Figure scripts
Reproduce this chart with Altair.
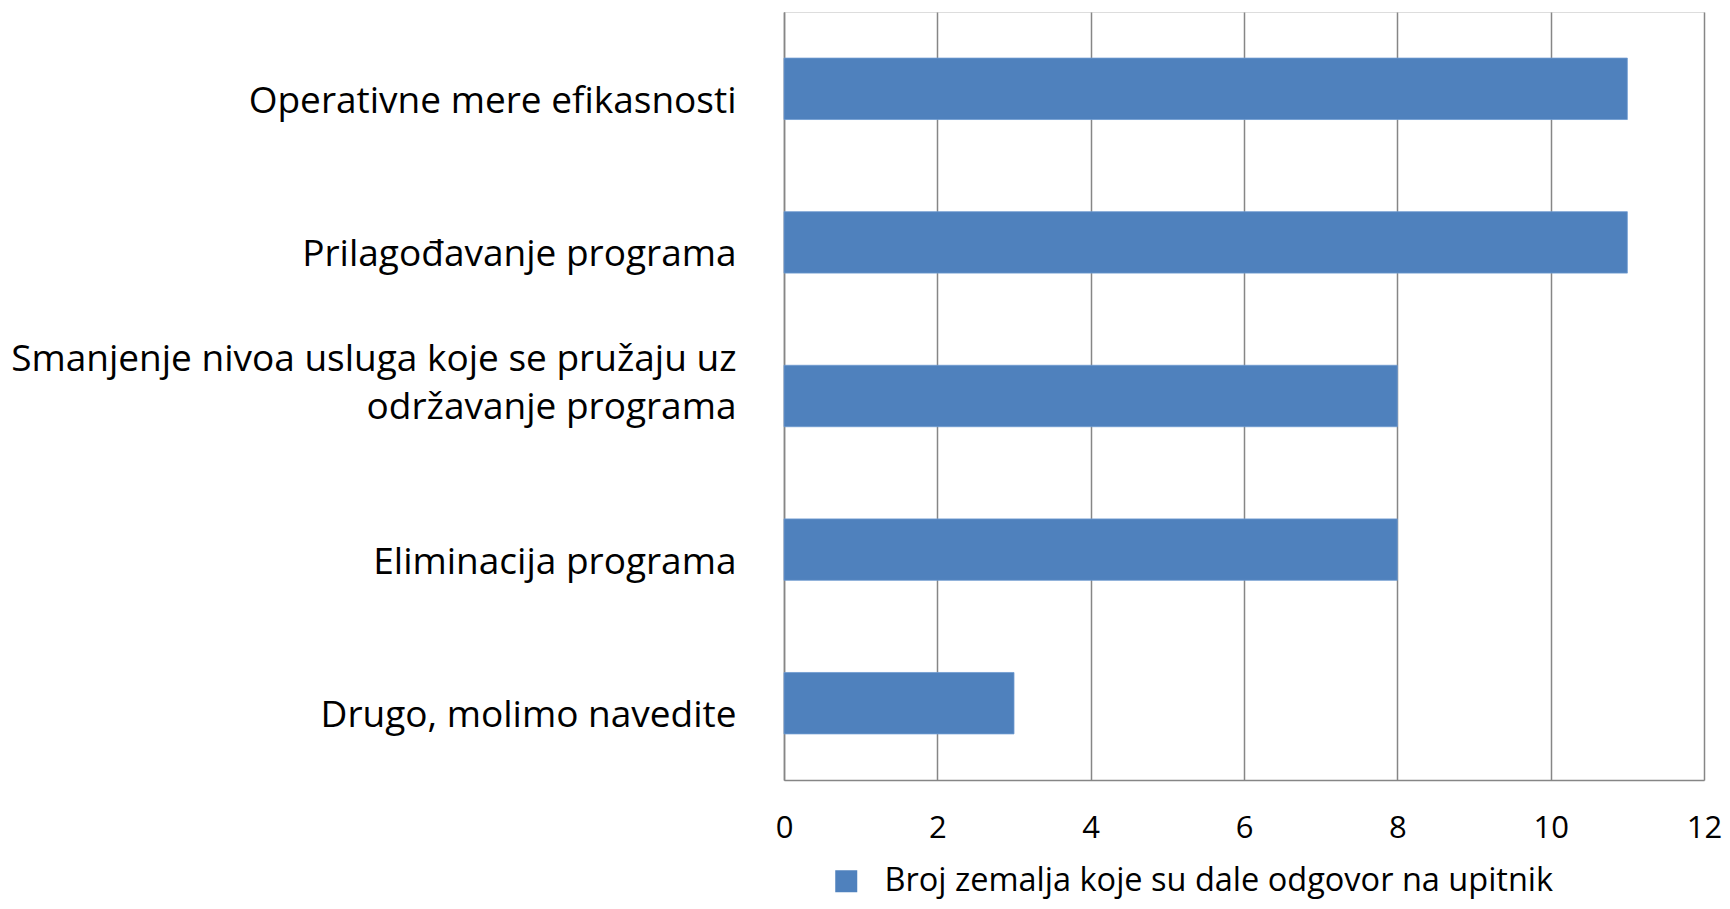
import altair as alt
import pandas as pd

categories = [
    "Operativne mere efikasnosti",
    "Prilagođavanje programa",
    "Smanjenje nivoa usluga koje se pružaju uz|održavanje programa",
    "Eliminacija programa",
    "Drugo, molimo navedite",
]
values = [11, 11, 8, 8, 3]
series_name = "Broj zemalja koje su dale odgovor na upitnik"
x_ticks = [0, 2, 4, 6, 8, 10, 12]

df = pd.DataFrame({"kategorija": categories, "broj": values, "serija": series_name})

FONT = "Open Sans"
GRID = "#868686"

chart = (
    alt.Chart(df)
    .mark_bar(color="#4F81BD", stroke="#6F9AD0", strokeWidth=0.8)
    .encode(
        x=alt.X(
            "broj:Q",
            scale=alt.Scale(domain=[0, 12], nice=False),
            axis=alt.Axis(
                values=x_ticks,
                title=None,
                grid=True,
                gridColor=GRID,
                gridWidth=1.5,
                domain=True,
                domainColor=GRID,
                domainWidth=1.5,
                ticks=False,
                labelPadding=33,
                labelFontSize=31,
                labelFont=FONT,
                labelColor="#000000",
                labelFlush=False,
            ),
        ),
        y=alt.Y(
            "kategorija:N",
            sort=categories,
            scale=alt.Scale(paddingInner=0.6, paddingOuter=0.3),
            axis=alt.Axis(
                title=None,
                domain=True,
                domainColor=GRID,
                domainWidth=1.5,
                ticks=False,
                grid=False,
                labelPadding=48,
                labelFontSize=37,
                labelFont=FONT,
                labelColor="#000000",
                labelLimit=0,
                labelLineHeight=48,
                labelOffset={
                    "condition": {"test": "indexof(datum.value, '|') >= 0", "value": -36},
                    "value": 13,
                },
                labelExpr="split(datum.label, '|')",
            ),
        ),
        color=alt.Color(
            "serija:N",
            scale=alt.Scale(range=["#4F81BD"]),
            legend=alt.Legend(
                title=None,
                orient="none",
                legendX=46,
                legendY=853,
                padding=0,
                symbolType="square",
                symbolSize=484,
                symbolStrokeWidth=0,
                labelFontSize=32.5,
                labelFont=FONT,
                labelColor="#000000",
                labelOffset=22,
                labelLimit=0,
            ),
        ),
    )
    .properties(
        width=920,
        height=768,
        autosize=alt.AutoSizeParams(type="none"),
        padding={"left": 776, "top": 4, "right": 18, "bottom": 121},
    )
    .configure_view(stroke=None)
    .configure(background="#ffffff")
)

chart.save("out.html", embed_options={"renderer": "svg", "actions": False})
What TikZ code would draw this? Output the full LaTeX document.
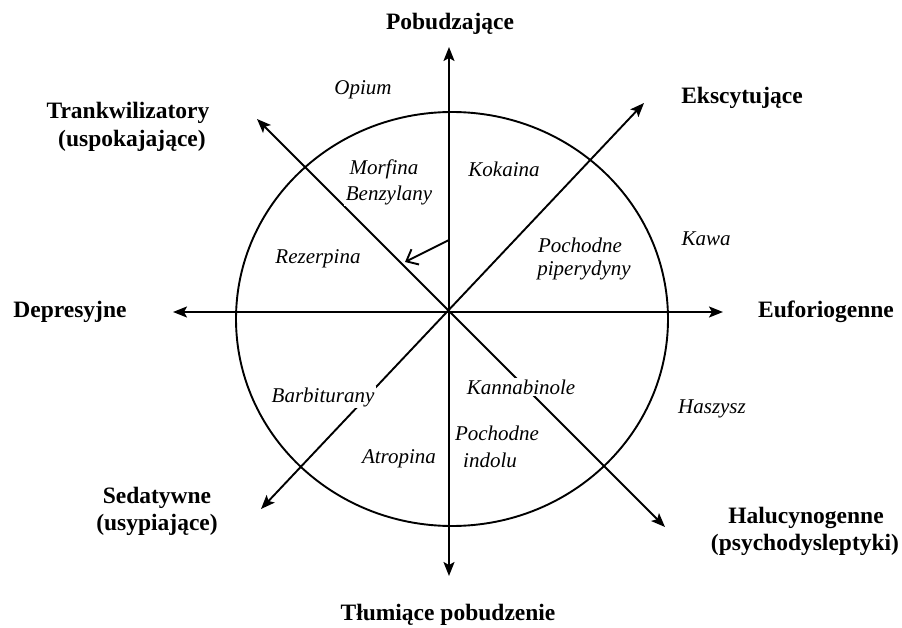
\documentclass[tikz,border=0pt]{standalone}
\usepackage{fontspec}
\setmainfont{Liberation Serif}
\usetikzlibrary{arrows.meta}
\begin{document}
\begin{tikzpicture}[x=1pt,y=-1pt,
  axis/.style={line width=1.9pt,{Stealth[length=14pt,width=11pt,inset=3pt]}-{Stealth[length=14pt,width=11pt,inset=3pt]}},
  ring/.style={line width=1.9pt},
  small/.style={line width=1.9pt,-{Straight Barb[length=10pt,width=17pt,line width=1.9pt]}},
  cat/.style={font=\fontsize{23.5}{27}\selectfont\bfseries, inner sep=0pt, align=center},
  drug/.style={font=\fontsize{21}{26}\selectfont\itshape, inner sep=1.5pt, fill=white, align=center}]
\useasboundingbox (0,0) rectangle (902,628);
% circle
\draw[ring] (452,319) ellipse [x radius=216, y radius=207];
% axis end points
\coordinate (C) at (449,312);
\coordinate (N) at (449,47);
\coordinate (S) at (449,576);
\coordinate (W) at (173,312);
\coordinate (E) at (723,312);
\coordinate (NW) at (257,119);
\coordinate (SE) at (665,527);
\coordinate (NE) at (644,103);
\coordinate (SW) at (261,509);
\draw[axis] (S) -- (N);
\draw[axis] (W) -- (E);
\draw[axis] (SE) -- (NW);
\draw[axis] (SW) -- (NE);
\coordinate (a1) at (449,240);
\coordinate (a2) at (405,262);
\draw[small] (a1) -- (a2);
% category labels
\node[cat] (pob) at (450,24) {Pobudzające};
\node[cat] (tr1) at (128,113) {Trankwilizatory};
\node[cat] (tr2) at (132,141) {(uspokajające)};
\node[cat] (eks) at (742,98) {Ekscytujące};
\node[cat] (dep) at (70,312) {Depresyjne};
\node[cat] (euf) at (826,312) {Euforiogenne};
\node[cat] (sed1) at (157,498) {Sedatywne};
\node[cat] (sed2) at (157,525) {(usypiające)};
\node[cat] (hal1) at (806,518) {Halucynogenne};
\node[cat] (hal2) at (805,545) {(psychodysleptyki)};
\node[cat] (tlu) at (448,615) {Tłumiące pobudzenie};
% drug labels
\node[drug] (opi) at (363,90) {Opium};
\node[drug] (mor) at (384,169) {Morfina};
\node[drug] (ben) at (389,195) {Benzylany};
\node[drug] (kok) at (504,169) {Kokaina};
\node[drug] (rez) at (318,259) {Rezerpina};
\node[drug] (poc1) at (580,245) {Pochodne};
\node[drug] (poc2) at (584,270) {piperydyny};
\node[drug] (kaw) at (706,239) {Kawa};
\node[drug] (bar) at (323,397) {Barbiturany};
\node[drug] (kan) at (521,387) {Kannabinole};
\node[drug] (has) at (712,409) {Haszysz};
\node[drug] (pin1) at (497,433) {Pochodne};
\node[drug] (pin2) at (490,460) {indolu};
\node[drug] (atr) at (399,459) {Atropina};
\end{tikzpicture}
\end{document}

> Description of the task
Find out how many lines in the listing contain the string "draw". Give the number alone.

> The response
7